Friday, June 23, 2023

The Submersible who wanted to be a Submarine

 There's nothing to say about the sub.  There were no measurements and no black box.  It was all a 'handyman special' and the captain went down with the boat.  

As proven by the shuttle-like disasters, there were many single points of failure that combined to give a the odds of catastrophe at about 1 in 100 per trip.  What if the whole thing were engineered to meet safety code, like window washers?

As I've seen with industrial safety, every local shop is perfectly happy with 1 in 100 odds.  However, there are so many shops that somebody would die every other week across Ontario.  This is bad for government and the economy.  So, Society has dictated this is unacceptable, and the odds are forced to be 1 in 10,000.

That's a tough slog and requires lots of inspectors.  Everything gets an added backup, like finger-guards, signage, etc.  
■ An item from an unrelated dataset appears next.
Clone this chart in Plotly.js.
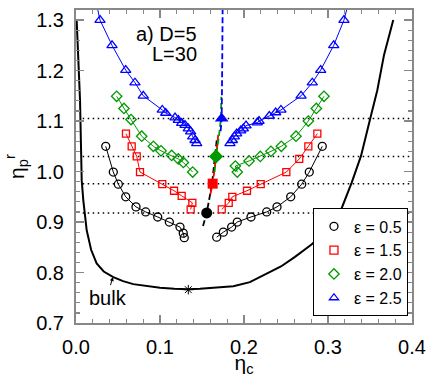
<!DOCTYPE html>
<html>
<head>
<meta charset="utf-8">
<script src="https://cdn.plot.ly/plotly-3.0.1.min.js"></script>
<style>html,body{margin:0;padding:0;background:#fff;}#chart{width:427px;height:377px;}</style>
</head>
<body>
<div id="chart"></div>
<script>
// ---- data ----
const bulkX = [0.0008,0.0025,0.0048,0.0068,0.0087,0.0127,0.0180,0.0246,0.0330,0.0444,0.0560,0.0682,0.0850,0.100,0.1170,0.1337,0.1476,0.1680,0.1873,0.207,0.227,0.2440,0.2607,0.2800,0.2976,0.3143,0.3282,0.3393,0.350,0.3587,0.3667,0.3777];
const bulkY = [1.300,1.220,1.141,0.983,0.943,0.884,0.845,0.818,0.802,0.791,0.783,0.777,0.773,0.770,0.768,0.767,0.768,0.770,0.773,0.781,0.798,0.812,0.831,0.855,0.880,0.919,0.978,1.031,1.103,1.161,1.231,1.300];
const bulkMinX = [0.1337];
const bulkMinY = [0.766];

// eps = 0.5
const e05LeftX = [0.0354,0.0444,0.0504,0.0592,0.0714,0.0830,0.0973,0.1111,0.1238,0.1277,0.1289];
const e05LeftY = [1.050,0.999,0.975,0.950,0.930,0.920,0.910,0.900,0.890,0.878,0.869];
const e05RightX = [0.2932,0.2777,0.2687,0.2556,0.2393,0.2270,0.2083,0.1920,0.1853,0.1754,0.1675];
const e05RightY = [1.050,0.999,0.975,0.950,0.930,0.920,0.910,0.900,0.890,0.880,0.870];
// eps = 1.5
const e15LeftX = [0.0595,0.0663,0.0723,0.0762,0.1027,0.1167,0.1258,0.1385,0.1365];
const e15LeftY = [1.075,1.050,1.030,0.999,0.975,0.962,0.952,0.938,0.925];
const e15RightX = [0.2873,0.2766,0.2658,0.2504,0.2199,0.2036,0.1861,0.1818,0.1735];
const e15RightY = [1.075,1.050,1.025,0.999,0.975,0.962,0.950,0.938,0.925];
// eps = 2.0
const e20LeftX = [0.0484,0.0571,0.0655,0.0782,0.0921,0.1012,0.1139,0.1218,0.1278,0.1389];
const e20LeftY = [1.149,1.125,1.103,1.070,1.050,1.041,1.032,1.025,1.018,0.999];
const e20RightX = [0.2952,0.2861,0.2766,0.2619,0.2444,0.2321,0.2194,0.2060,0.1897,0.1920];
const e20RightY = [1.149,1.125,1.100,1.070,1.050,1.040,1.030,1.021,1.011,0.999];
// eps = 2.5
const e25LeftX = [0.022,0.0286,0.0429,0.0592,0.0702,0.0801,0.1027,0.1068,0.1179,0.1218,0.1258,0.1298,0.1337,0.1365,0.1389,0.1417,0.1437];
const e25LeftY = [1.350,1.300,1.250,1.201,1.176,1.150,1.122,1.116,1.107,1.102,1.096,1.092,1.085,1.079,1.069,1.062,1.056];
const e25RightX = [0.327,0.319,0.3068,0.2913,0.2813,0.2679,0.2440,0.2377,0.2301,0.2179,0.2158,0.2024,0.1992,0.1961,0.1913,0.1885,0.1861,0.1833];
const e25RightY = [1.350,1.300,1.250,1.201,1.176,1.150,1.122,1.117,1.110,1.100,1.097,1.091,1.085,1.081,1.075,1.069,1.062,1.056];

// critical points (filled) and dashed lines
const critX = [0.1556,0.1627,0.1667,0.1734];
const critY = [0.918,0.976,1.030,1.105];
const c05X = [0.1512,0.1556,0.1619,0.1675], c05Y = [0.892,0.918,0.975,1.062];
const c15X = [0.1600,0.1627,0.1670,0.1694], c15Y = [0.955,0.976,1.030,1.075];
const c20X = [0.1650,0.1667,0.1705,0.1726,0.1730], c20Y = [1.000,1.030,1.075,1.105,1.148];
const c25X = [0.1722,0.1734,0.1740,0.1746], c25Y = [1.080,1.105,1.200,1.330];
const dotX = [0.008, 0.4];

const epsLabels = ['ε = 0.5','ε = 1.5','ε = 2.0','ε = 2.5'];
const colors = ['#000000','#ff0000','#009900','#0000ff'];
const symbols = ['circle-open','square-open','diamond-open','triangle-up-open'];
const filledSymbols = ['circle','square','diamond','triangle-up'];

const traces = [];
const FONT = 'Liberation Sans, Arial, sans-serif';

// dotted horizontals
critY.forEach(function(y){
  traces.push({x: dotX, y: [y, y], mode: 'lines', showlegend: false, hoverinfo: 'skip',
    line: {color: '#000', width: 1.5, dash: '1.5px,3.5px'}});
});

// bulk curve
traces.push({x: bulkX, y: bulkY, mode: 'lines', showlegend: false, line: {color: '#000', width: 2}});
traces.push({x: bulkMinX, y: bulkMinY, mode: 'markers', showlegend: false,
  marker: {symbol: 'asterisk-open', size: 8, color: '#000', line: {color: '#000', width: 1}}});

const branches = [
  [e05LeftX,e05LeftY,e05RightX,e05RightY],
  [e15LeftX,e15LeftY,e15RightX,e15RightY],
  [e20LeftX,e20LeftY,e20RightX,e20RightY],
  [e25LeftX,e25LeftY,e25RightX,e25RightY]
];
const sizes = [8,7,8,9];
branches.forEach(function(b, i){
  [[b[0],b[1]],[b[2],b[3]]].forEach(function(p){
    traces.push({x: p[0], y: p[1], mode: 'lines+markers', showlegend: false,
      line: {color: colors[i], width: 1},
      marker: {symbol: symbols[i], size: sizes[i], color: colors[i], line: {color: colors[i], width: 1.3}}});
  });
});

// dashed critical lines
[[c05X,c05Y],[c15X,c15Y],[c20X,c20Y],[c25X,c25Y]].forEach(function(c, i){
  traces.push({x: c[0], y: c[1], mode: 'lines', showlegend: false,
    line: {color: colors[i], width: 1.8, dash: '6px,3px'}});
});
// filled critical points
critX.forEach(function(x, i){
  traces.push({x: [x], y: [critY[i]], mode: 'markers', showlegend: false,
    marker: {symbol: filledSymbols[i], size: [11,10,11,12][i], color: colors[i]}});
});

// legend-only entries
epsLabels.forEach(function(lab, i){
  traces.push({x: [null], y: [null], mode: 'markers', name: lab,
    marker: {symbol: symbols[i], size: 8, color: colors[i], line: {color: colors[i], width: 1.3}}});
});

const axisCommon = {
  showline: true, linecolor: '#888', linewidth: 2, mirror: 'allticks',
  ticks: 'inside', ticklen: 8, tickwidth: 1.5, tickcolor: '#888',
  showgrid: false, zeroline: false, tickformat: '.1f',
  tickfont: {family: FONT, size: 20, color: '#000'}
};

const layout = {
  width: 427, height: 377,
  margin: {l: 76, r: 15, t: 10, b: 54},
  paper_bgcolor: '#fff', plot_bgcolor: '#fff',
  font: {family: FONT, color: '#000'},
  showlegend: true,
  xaxis: Object.assign({}, axisCommon, {
    range: [0, 0.4], dtick: 0.1, tick0: 0,
    minor: {dtick: 0.02, ticks: 'inside', ticklen: 4, tickwidth: 1.2, tickcolor: '#888'},
    ticklabelstandoff: 5,
    title: {text: 'η<sub>c</sub>', font: {family: FONT, size: 21}, standoff: 8}
  }),
  yaxis: Object.assign({}, axisCommon, {
    range: [0.7, 1.32], dtick: 0.1, tick0: 0.7,
    minor: {dtick: 0.02, ticks: 'inside', ticklen: 4, tickwidth: 1.2, tickcolor: '#888'},
    ticklabelstandoff: 6,
    title: {text: 'η<sub>p</sub><sup>r</sup>', font: {family: FONT, size: 21}, standoff: 6}
  }),
  legend: {
    x: 0.988, y: 0.021, xanchor: 'right', yanchor: 'bottom',
    bgcolor: '#fff', bordercolor: '#000', borderwidth: 1,
    font: {family: FONT, size: 16, color: '#000'},
    itemwidth: 30, tracegroupgap: 0
  },
  annotations: [
    {x: 0.1470, y: 1.272, xref: 'x', yref: 'y', xanchor: 'right', yanchor: 'middle', showarrow: false,
     text: 'a) D=5', font: {family: FONT, size: 20}},
    {x: 0.1470, y: 1.232, xref: 'x', yref: 'y', xanchor: 'right', yanchor: 'middle', showarrow: false,
     text: 'L=30', font: {family: FONT, size: 20}},
    {x: 0.0440, y: 0.791, ax: 0.0405, ay: 0.772, xref: 'x', yref: 'y', axref: 'x', ayref: 'y',
     showarrow: true, arrowhead: 2, arrowsize: 0.8, arrowwidth: 1, arrowcolor: '#000', text: ''},
    {x: 0.0385, y: 0.749, xref: 'x', yref: 'y', showarrow: false, text: 'bulk',
     font: {family: FONT, size: 20}}
  ]
};

Plotly.newPlot('chart', traces, layout, {displayModeBar: false, staticPlot: true});
</script>
</body>
</html>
What would we do for a sub?  Early subs all went down like stones in a pond, until more safety factors were added.  Airplanes in the 50's lost wings because of fatigue.  This sub had a shell of carbon fibre, and I was surprised about that.  An engineered sub would be 5 times more expensive.  For commercial operation you only want components stressed to 10% of capacity.  If you go more, like racing cars and fighter jets, then you need a comprehensive monitoring and replacement program, which is all even more expensive.

I'm sure the sub shell went 'crunchy crunchy' every time it went down, and that was shrugged off.  But that's the sign of fibre fatigue.  I would have had that all monitored, since you can't replace the shell.  However, this is all moot, and we don't learn a thing from this.  Since there is no physics any more, we can expected lots of learning with the next big earthquake.